Mund auf!

„3 nach 9“, die dienstälteste deutsche Talkshow, wird 30. Dass der DDR-Talk zur selben Zeit halb so alt wird, ist offenbar keine Party wert

VON JAN FREITAG

Sie ist in aller Munde und doch unbeschreiblich: die Talkshow. Auch Dietmar Schönherr war bei der Premiere der ersten deutschen Talkshow ratlos: „Was das ist“, sagte der WDR-Moderator 1973 bei „Je später der Abend“, „wissen Sie nicht und wir auch nicht so genau.“ Debattierrunde oder Anhäufung von Monologen? Multithematisch oder rein politisch? Mit Livebands, Filmen, Publikum? Schönherr zog das Kind US-amerikanischer Eltern – Vorbild war die „Merv Griffin Show“ – quasi im Alleingang groß. Und das mit Erfolg: Die Erstausstrahlung von „Je später der Abend“ am 4. März 1973 gilt als Geburtstag des deutschen Talks. Dauergeschichte schrieb aber eine andere Show: „3 nach 9“ von Radio Bremen. Die hanseatische Plauderei wird am 19. November 30 Jahre alt. Die Moderatoren Giovanni di Lorenzo und Amelie Fried feiern den Geburstag aber schon heute mit einer Jubiläumsgala.

Eine Westparty, denn der Osten war Talkshow-Brachland. „Weil sie live sein muss“, erklärt ihr Ostpionier, RBB-Moderator Hellmuth Henneberg. „Und die Führung hatte natürlich Manschetten davor, wenn jemand live seine Meinung sagt.“ Das war vor 15 Jahren nicht anders, doch am 24. November 1989 begrüßte der Rostocker bei „elf99 – Talk mit open End“ erstmals Talkgäste im DDR-TV. „Da herrschte beim Fernsehen blanke Anarchie“, erklärt Henneberg die staatliche Zurückhaltung.

Entsprechend unkoordiniert war auch sein Sprung von der Jugendsendung „elf99“ in die Primetime. Eigentlich sollte Jan Carpentier moderieren, jener „Held von Wandlitz“, der als Erster das Luxusleben der Politkaste gefilmt hatte.
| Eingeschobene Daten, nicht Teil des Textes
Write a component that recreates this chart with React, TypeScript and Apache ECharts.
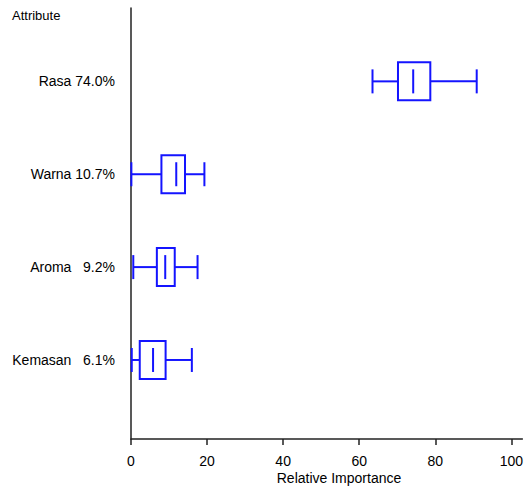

Nach dessen Absage suchte man hastig Ersatz und fand ihn im jungen Redakteur Henneberg. „Weil ich gerade zufällig beim Sender war“, erzählt er. Am Abend dann saß der 30-Jährige mit Gästen wie Friedrich Schorlemmer oder seiner späteren Komoderatorin Gisela Oechelhaeuser vor der Kamera.

Bis dahin, so ist auch aus dem Deutschen Rundfunkarchiv in Babelsberg zu hören, war die DDR „talkfreie Zone“. Es gab zwar Vorgänger wie 1969 das seichte „Porträt per Telefon“ mit Heinz Florian Oertel. Aber das ganze Programm – MAZ-Einspielungen, Saalpublikum, Show, Musik – „hatten zu dem Zeitpunkt nur wir“, sagt Hellmuth Henneberg.

„Wundern Sie sich nicht“, bat er das Premierepublikum, „Sie sind im richtigen Programm.“ Und kaum wunderte sich keiner mehr, gingen die Gesprächsrunden wieder so schnell, wie sie gekommen waren. Formate wie „Zur Sache“, „Livezeit“ oder „Das Interview“ liefen nur Monate. Auch „samsTALK“, Nachfolger von „Talk mit open End“, ging 1991 mit dem Deutschen Fernsehfunk (DFF) unter.

Dafür hagelte es gesamtdeutschen Stumpfsinn. 60 Talkshows gab es 1996, auf dem Gipfel. Von Confrontainment wie „Der heiße Stuhl“ über Bekenntnis-, Versöhnungs- und Late-Night-Shows bis zu den Regionaltalks der Dritten. Die Eskalation wurde zur Marke, und Arabella brachte es mit Ballermann-Themen auf über 2.000 Sendungen. Gerade bei den Privaten durfte es knallen. Die Zuschauer waren um die 20, die Gäste oft Berufsaußenseiter.

Mittlerweile ist der Boom zugunsten von Gerichtshows vorbei. Intelligent getalkt wird meist nur noch nachts, und selbst da droht das Schmalzduo Beckmann/Kerner. Eine „Morton J. Downsey Show“, wo schon mal schwarze Bürgerrechtler auf Nazis einprügeln, sehen nur US-Zuschauer.

„Es gibt jede Menge Boulevard“, meint Ostpionier Henneberg. Auch bei „3 nach 9“. „Einäugige unter den Blinden“ nennt er sein früheres Vorbild heute. „Früher war darin politisch viel Kontroverses enthalten. Davon sind heutige Sendungen nur ein Aufguss.“ Die Revolution hat ihre Kinder entlassen.